▶ **BRIEF**
Skip the pictures, please, and write out exactly the lines from the opening of the data through the line containing "var bottomTitle = '수익률 전망';".
*-*-*
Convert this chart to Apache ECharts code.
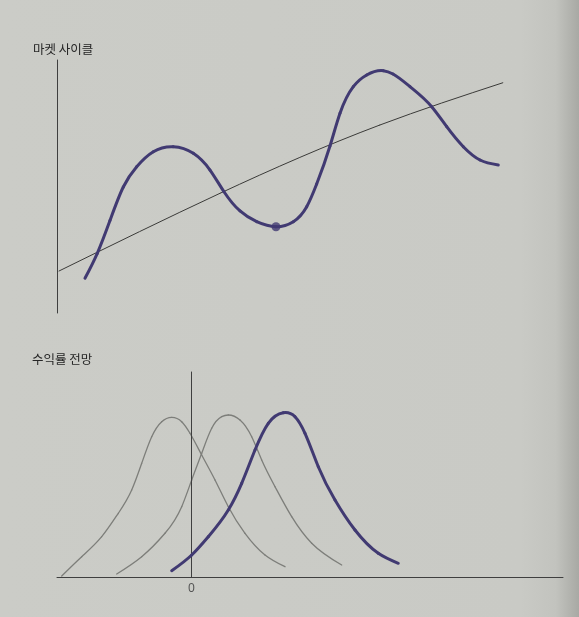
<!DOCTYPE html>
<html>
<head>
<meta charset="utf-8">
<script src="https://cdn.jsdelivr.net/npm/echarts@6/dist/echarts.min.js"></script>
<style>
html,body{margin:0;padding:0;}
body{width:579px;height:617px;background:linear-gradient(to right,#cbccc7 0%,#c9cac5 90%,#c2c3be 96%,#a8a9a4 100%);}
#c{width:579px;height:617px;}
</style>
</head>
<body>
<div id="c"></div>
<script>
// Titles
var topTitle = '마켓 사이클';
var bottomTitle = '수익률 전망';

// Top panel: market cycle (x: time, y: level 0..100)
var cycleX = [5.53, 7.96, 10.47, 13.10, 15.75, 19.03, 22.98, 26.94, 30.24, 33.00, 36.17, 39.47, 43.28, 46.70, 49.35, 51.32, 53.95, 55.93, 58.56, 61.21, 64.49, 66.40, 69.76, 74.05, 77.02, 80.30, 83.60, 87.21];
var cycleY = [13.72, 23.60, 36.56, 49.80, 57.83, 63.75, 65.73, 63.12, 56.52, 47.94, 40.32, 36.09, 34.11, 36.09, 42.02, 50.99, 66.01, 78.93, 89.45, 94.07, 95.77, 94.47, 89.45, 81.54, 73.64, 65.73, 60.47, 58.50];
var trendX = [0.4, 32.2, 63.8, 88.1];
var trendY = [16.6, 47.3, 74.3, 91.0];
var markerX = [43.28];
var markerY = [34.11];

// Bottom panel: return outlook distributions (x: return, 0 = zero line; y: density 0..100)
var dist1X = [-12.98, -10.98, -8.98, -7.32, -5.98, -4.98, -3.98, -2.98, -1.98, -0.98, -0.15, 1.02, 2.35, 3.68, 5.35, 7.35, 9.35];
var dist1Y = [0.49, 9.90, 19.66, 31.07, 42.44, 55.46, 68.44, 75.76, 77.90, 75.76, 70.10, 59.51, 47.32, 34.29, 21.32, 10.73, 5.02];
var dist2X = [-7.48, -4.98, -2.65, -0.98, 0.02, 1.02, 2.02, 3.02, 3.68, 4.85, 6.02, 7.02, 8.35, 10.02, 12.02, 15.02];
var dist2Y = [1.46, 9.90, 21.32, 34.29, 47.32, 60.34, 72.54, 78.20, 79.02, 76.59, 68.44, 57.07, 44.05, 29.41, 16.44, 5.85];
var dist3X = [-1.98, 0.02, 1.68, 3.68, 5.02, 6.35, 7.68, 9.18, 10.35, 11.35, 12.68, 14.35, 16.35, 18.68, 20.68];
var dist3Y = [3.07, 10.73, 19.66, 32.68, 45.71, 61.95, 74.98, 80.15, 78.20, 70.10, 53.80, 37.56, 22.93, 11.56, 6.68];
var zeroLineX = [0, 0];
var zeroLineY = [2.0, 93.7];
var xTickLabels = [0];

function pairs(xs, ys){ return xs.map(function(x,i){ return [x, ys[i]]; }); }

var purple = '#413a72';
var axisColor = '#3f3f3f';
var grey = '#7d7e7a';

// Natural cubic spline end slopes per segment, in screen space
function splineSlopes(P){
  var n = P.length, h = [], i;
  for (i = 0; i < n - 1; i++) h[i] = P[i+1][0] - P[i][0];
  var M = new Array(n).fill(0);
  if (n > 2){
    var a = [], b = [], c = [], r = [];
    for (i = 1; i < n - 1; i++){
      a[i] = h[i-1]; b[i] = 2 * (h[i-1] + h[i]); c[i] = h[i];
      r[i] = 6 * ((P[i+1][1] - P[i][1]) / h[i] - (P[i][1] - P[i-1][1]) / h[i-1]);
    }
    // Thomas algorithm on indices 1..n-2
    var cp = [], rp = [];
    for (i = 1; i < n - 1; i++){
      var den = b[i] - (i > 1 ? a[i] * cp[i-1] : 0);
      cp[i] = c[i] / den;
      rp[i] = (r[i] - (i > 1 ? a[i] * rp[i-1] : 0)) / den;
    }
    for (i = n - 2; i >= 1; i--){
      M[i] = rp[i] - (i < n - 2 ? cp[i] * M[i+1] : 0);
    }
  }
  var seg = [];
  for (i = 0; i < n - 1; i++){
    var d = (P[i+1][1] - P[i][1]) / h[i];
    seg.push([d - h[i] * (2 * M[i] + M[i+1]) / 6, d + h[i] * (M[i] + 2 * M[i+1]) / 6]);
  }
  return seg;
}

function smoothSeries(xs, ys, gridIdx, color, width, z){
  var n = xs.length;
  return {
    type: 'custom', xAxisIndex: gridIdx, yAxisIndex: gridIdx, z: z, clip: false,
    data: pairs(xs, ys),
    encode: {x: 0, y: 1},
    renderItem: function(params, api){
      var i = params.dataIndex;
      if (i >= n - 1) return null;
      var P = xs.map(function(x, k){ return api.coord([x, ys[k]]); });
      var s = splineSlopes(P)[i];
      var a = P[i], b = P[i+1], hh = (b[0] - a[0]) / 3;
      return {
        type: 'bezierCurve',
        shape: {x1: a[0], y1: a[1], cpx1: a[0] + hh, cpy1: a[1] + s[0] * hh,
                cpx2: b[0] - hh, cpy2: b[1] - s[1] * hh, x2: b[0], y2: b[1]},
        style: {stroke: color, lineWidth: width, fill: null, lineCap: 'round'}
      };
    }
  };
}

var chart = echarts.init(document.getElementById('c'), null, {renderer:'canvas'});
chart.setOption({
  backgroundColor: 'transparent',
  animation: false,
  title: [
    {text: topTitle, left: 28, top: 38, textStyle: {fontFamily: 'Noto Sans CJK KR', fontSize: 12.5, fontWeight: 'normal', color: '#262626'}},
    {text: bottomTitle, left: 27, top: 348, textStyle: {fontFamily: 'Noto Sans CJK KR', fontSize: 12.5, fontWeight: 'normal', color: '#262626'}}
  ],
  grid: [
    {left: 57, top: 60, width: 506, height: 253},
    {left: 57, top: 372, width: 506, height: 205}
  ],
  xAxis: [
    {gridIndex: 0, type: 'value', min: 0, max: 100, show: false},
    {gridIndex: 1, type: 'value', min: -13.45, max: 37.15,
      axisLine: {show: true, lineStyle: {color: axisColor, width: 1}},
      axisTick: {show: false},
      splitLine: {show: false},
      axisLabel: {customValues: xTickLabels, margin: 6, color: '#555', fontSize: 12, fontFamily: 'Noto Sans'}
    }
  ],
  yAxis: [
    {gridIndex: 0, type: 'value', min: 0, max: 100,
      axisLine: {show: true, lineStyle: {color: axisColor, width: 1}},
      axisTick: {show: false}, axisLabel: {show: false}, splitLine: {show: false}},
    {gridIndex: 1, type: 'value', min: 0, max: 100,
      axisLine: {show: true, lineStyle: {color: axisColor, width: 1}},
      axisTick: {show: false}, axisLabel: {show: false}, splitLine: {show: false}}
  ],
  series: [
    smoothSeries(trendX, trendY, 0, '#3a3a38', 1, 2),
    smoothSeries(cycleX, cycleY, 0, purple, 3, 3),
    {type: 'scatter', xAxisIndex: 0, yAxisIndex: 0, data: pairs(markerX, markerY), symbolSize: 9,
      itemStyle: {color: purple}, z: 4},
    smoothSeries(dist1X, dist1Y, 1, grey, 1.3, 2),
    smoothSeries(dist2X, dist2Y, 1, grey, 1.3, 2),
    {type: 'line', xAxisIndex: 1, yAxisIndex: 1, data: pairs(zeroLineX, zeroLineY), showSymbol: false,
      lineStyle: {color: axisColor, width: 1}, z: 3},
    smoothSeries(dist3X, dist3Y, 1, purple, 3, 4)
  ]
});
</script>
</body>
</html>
*-*-*
▶ **TASK OUTPUT**
Convert this chart to Apache ECharts code.
<!DOCTYPE html>
<html>
<head>
<meta charset="utf-8">
<script src="https://cdn.jsdelivr.net/npm/echarts@6/dist/echarts.min.js"></script>
<style>
html,body{margin:0;padding:0;}
body{width:579px;height:617px;background:linear-gradient(to right,#cbccc7 0%,#c9cac5 90%,#c2c3be 96%,#a8a9a4 100%);}
#c{width:579px;height:617px;}
</style>
</head>
<body>
<div id="c"></div>
<script>
// Titles
var topTitle = '마켓 사이클';
var bottomTitle = '수익률 전망';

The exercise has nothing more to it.